Charles Pasqua est jugé d'abord pour "complicité d'abus de biens sociaux" pour un pot-de-vin de 790.000 euros versé par Alstom en 1994 en échange de l'autorisation administrative de déplacer son siège.

Il est par ailleurs poursuivi pour les 8,8 millions d'euros perçus frauduleusement par des proches, l'intermédiaire Etienne Leandri et l'homme d'affaires Pierre Falcone, en marge de contrats passés par la Sofremi, liée à l'Intérieur, qui commercialise des matériels de sécurité et de défense.

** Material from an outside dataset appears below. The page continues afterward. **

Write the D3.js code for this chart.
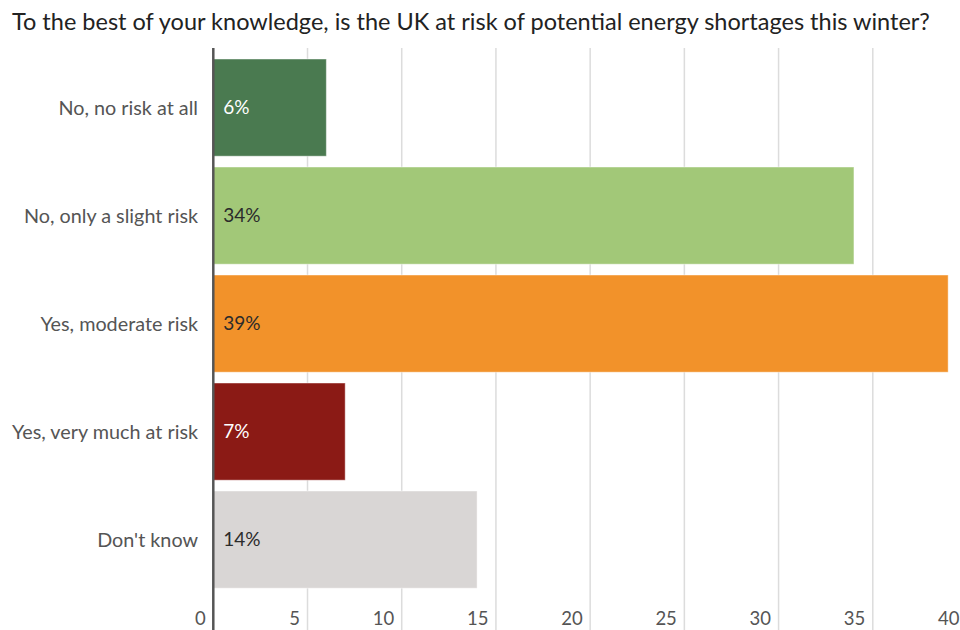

Dans la troisième affaire, le sénateur est jugé pour "corruption passive" pour l'autorisation d'exploitation du casino d'Annemasse (Haute-Savoie) accordée en 1994 à deux de ses amis, Robert Feliciaggi et Michel Tomi, qui ont plus tard financé le parti de Charles Pasqua, le Rassemblement du peuple français (RPF), à hauteur de 1,1 million d'euros.

"Tout se passe comme si la seule charge d'un ministre était de s'occuper de l'autorisation d'un casino, l'autorisation de transfert d'un siège social (...) Les journées d'un ministre de l'Intérieur sont lourdes. Il n'a pas de temps à consacrer à l'examen de détails", a fait valoir Charles Pasqua.